On an application for leave to appeal, the Court is required to take into account the following considerations:
(a) The power to order an amendment to a pleading is discretionary and is therefore subject to the limitations identified in House v The King.[2]
(b) The decision of the trial judge was interlocutory in character. In Livingspring Pty Ltd v Kliger Partners,[3] this Court recognised the legislative policy in respect of the hearing of appeals against interlocutory orders and endorsed the statement of the Full Court in Perry v Smith,[4] that 'the object [of cutting down the number of interlocutory appeals] which Parliament had should be recognised by
this Court in a liberal manner, and not begrudgingly'.[5] As a consequence, appeals from interlocutory orders should not be permitted except in special circumstances.[6]

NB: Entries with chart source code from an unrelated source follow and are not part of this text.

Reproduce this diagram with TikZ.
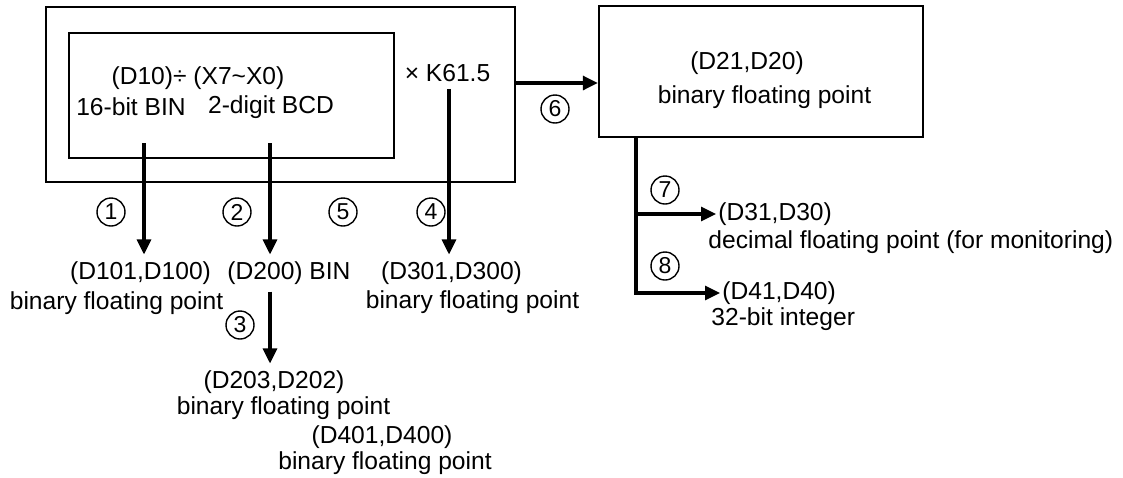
\documentclass[tikz,border=0pt]{standalone}
\usepackage{fontspec}
\setmainfont{Liberation Sans}
\usepackage{tikz}
\usetikzlibrary{arrows.meta}

\begin{document}
\begin{tikzpicture}[x=0.5pt,y=-0.5pt,
  font=\fontsize{12.3}{14}\selectfont,
  box/.style={draw,line width=1.2pt,inner sep=0pt},
  arr/.style={line width=1.6pt,-{Triangle[length=7.5pt,width=7pt]}},
  num/.style={draw,circle,line width=0.7pt,inner sep=0pt,minimum size=14pt,font=\fontsize{11.5}{11.5}\selectfont}]
\useasboundingbox (0,0) rectangle (1123,477);
% boxes
\node[box,minimum width=234.5pt,minimum height=87.5pt] (outer) at (280.5,94.5) {};
\node[box,minimum width=162.5pt,minimum height=62.5pt] (inner) at (231.5,95.5) {};
\node[box,minimum width=162pt,minimum height=65.5pt] (res) at (761,71.5) {};
% texts in the boxes
\node (div) at (198,78) {(D10)÷ (X7\textasciitilde X0)};
\node (bin16) at (131,107) {16-bit BIN};
\node (bcd) at (271,107) {2-digit BCD};
\node (k615) at (447.5,73) {× K61.5};
\node (d20) at (747,63) {(D21,D20)};
\node (bfp0) at (764.5,97) {binary floating point};
% results
\node (d100) at (140.5,273) {(D101,D100)};
\node (bfp1) at (116.5,303) {binary floating point};
\node (d200) at (289,273) {(D200) BIN};
\node (d300) at (451.5,273) {(D301,D300)};
\node (bfp3) at (472.5,302) {binary floating point};
\node (d202) at (274,382) {(D203,D202)};
\node (bfp2) at (283.5,408) {binary floating point};
\node (d400) at (382,437) {(D401,D400)};
\node (bfp4) at (385,463) {binary floating point};
\node[anchor=west,inner xsep=1pt] (d30) at (716,214) {(D31,D30)};
\node[anchor=west,inner xsep=0pt] (dfp) at (708,242) {decimal floating point (for monitoring)};
\node[anchor=west,inner xsep=1pt] (d40) at (720,293) {(D41,D40)};
\node[anchor=west,inner xsep=0pt] (int32) at (711,319) {32-bit integer};
% step numbers
\node[num] (n1) at (111,212) {1};
\node[num] (n2) at (237,212) {2};
\node[num] (n3) at (240,325) {3};
\node[num] (n4) at (431,212) {4};
\node[num] (n5) at (343,212) {5};
\node[num] (n6) at (555,109) {6};
\node[num] (n7) at (665,190) {7};
\node[num] (n8) at (665,266) {8};
% connectors
\coordinate (s1) at (144,143);
\coordinate (s2) at (270,143);
\coordinate (s4) at (449,0);
\coordinate (r6) at (0,83);
\coordinate (j7) at (636,214);
\coordinate (j8) at (636,293);
\draw[arr] (s1) -- (s1 |- d100.north);
\draw[arr] (s2) -- (s2 |- d200.north);
\draw[arr] (s2 |- d200.south) -- (s2 |- d202.north);
\draw[arr] (s4 |- k615.south) -- (s4 |- d300.north);
\draw[arr] (outer.east |- r6) -- (res.west |- r6);
\draw[arr] (res.south -| j8) -- (j8) -- (j8 -| d40.west);
\draw[arr] (j7) -- (j7 -| d30.west);
\end{tikzpicture}
\end{document}
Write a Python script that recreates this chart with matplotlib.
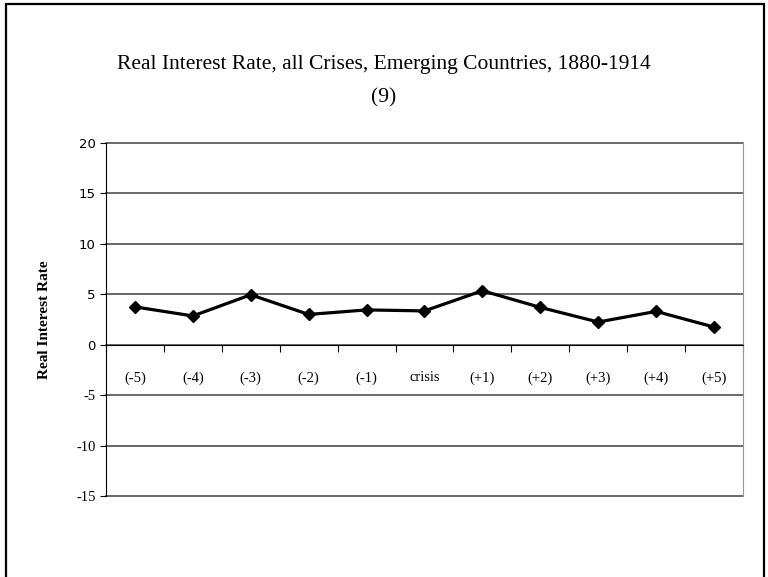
import matplotlib.pyplot as plt
from matplotlib.patches import Rectangle

plt.rcParams['axes.unicode_minus'] = False

labels = ['(-5)', '(-4)', '(-3)', '(-2)', '(-1)', 'crisis', '(+1)', '(+2)', '(+3)', '(+4)', '(+5)']
rate = [3.75, 2.85, 4.95, 3.0, 3.45, 3.35, 5.35, 3.7, 2.25, 3.3, 1.75]
yticks = [-15, -10, -5, 0, 5, 10, 15, 20]

fig = plt.figure(figsize=(7.68, 5.77), dpi=100)
ax = fig.add_axes([0.138, 0.1404, 0.8294, 0.6118])

x = list(range(len(labels)))
ax.plot(x, rate, color='black', lw=2.3, marker='D', ms=6.5, zorder=3)

ax.set_xlim(-0.5, len(labels) - 0.5)
ax.set_ylim(-15, 20)
ax.set_yticks(yticks)
ax.yaxis.grid(True, color='#404040', lw=1.1)
for g in ax.yaxis.get_gridlines():
    g.set_clip_on(False)
ax.set_axisbelow(True)

# x axis sits on zero, boundary ticks down, labels centred below
ax.spines['bottom'].set_position(('data', 0))
ax.spines['bottom'].set_color('black')
ax.spines['top'].set_visible(False)
ax.spines['right'].set_color('#999999')
ax.spines['left'].set_color('black')
ax.set_xticks([i - 0.5 for i in range(len(labels) + 1)])
ax.set_xticklabels([])
ax.tick_params(axis='x', which='major', length=5, direction='out', color='black')
ax.set_xticks(x, minor=True)
ax.set_xticklabels(labels, minor=True, fontfamily='Liberation Serif', fontsize=10.5)
ax.tick_params(axis='x', which='minor', length=0, pad=19)
ax.tick_params(axis='y', length=4, color='black')

for t, v in zip(ax.get_yticklabels(), yticks):
    t.set_fontfamily('DejaVu Sans' if v >= 0 else 'Liberation Serif')
    t.set_fontsize(9.5 if v >= 0 else 10.5)

ax.set_ylabel('Real Interest Rate', fontfamily='Liberation Serif', fontweight='bold', fontsize=11, labelpad=18)

fig.text(0.5, 0.889, 'Real Interest Rate, all Crises, Emerging Countries, 1880-1914',
         ha='center', va='center', fontfamily='Liberation Serif', fontsize=15.5)
fig.text(0.5, 0.830, '(9)', ha='center', va='center', fontfamily='Liberation Serif', fontsize=15.5)

# outer chart frame
fig.patches.append(Rectangle((6 / 768, -0.05), 758 / 768, 1.05 - 4 / 577, transform=fig.transFigure,
                             fill=False, ec='black', lw=1.6))

fig.savefig('out.png', dpi=100)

(c) The exercise of the discretion to allow an amendment does not determine substantive rights. It is a matter of practice and procedure. Accordingly, an appellate court should exercise particular caution in considering an application for a grant of leave to appeal decisions of that kind.[7] In Livingspring's case,[8] the Court said that we should be guided by the following statement of Sir Frederick Jordan in Re Will of Gilbert:
If a tight rein were not kept upon interference with the orders of Judges of first instance, the result would be disastrous to the proper administration of justice. The disposal of cases could be delayed interminably, and costs heaped up indefinitely, if a litigant with a long purse or a litigious disposition could, at will, in effect transfer all exercises of discretion in interlocutory applications from a Judge in Chambers to a Court of Appeal.[9]
Accordingly, leave to appeal should only be granted where there is sufficient doubt attending the decision below and substantial injustice would be done were the decision to stand.[10] These are stringent requirements.[11]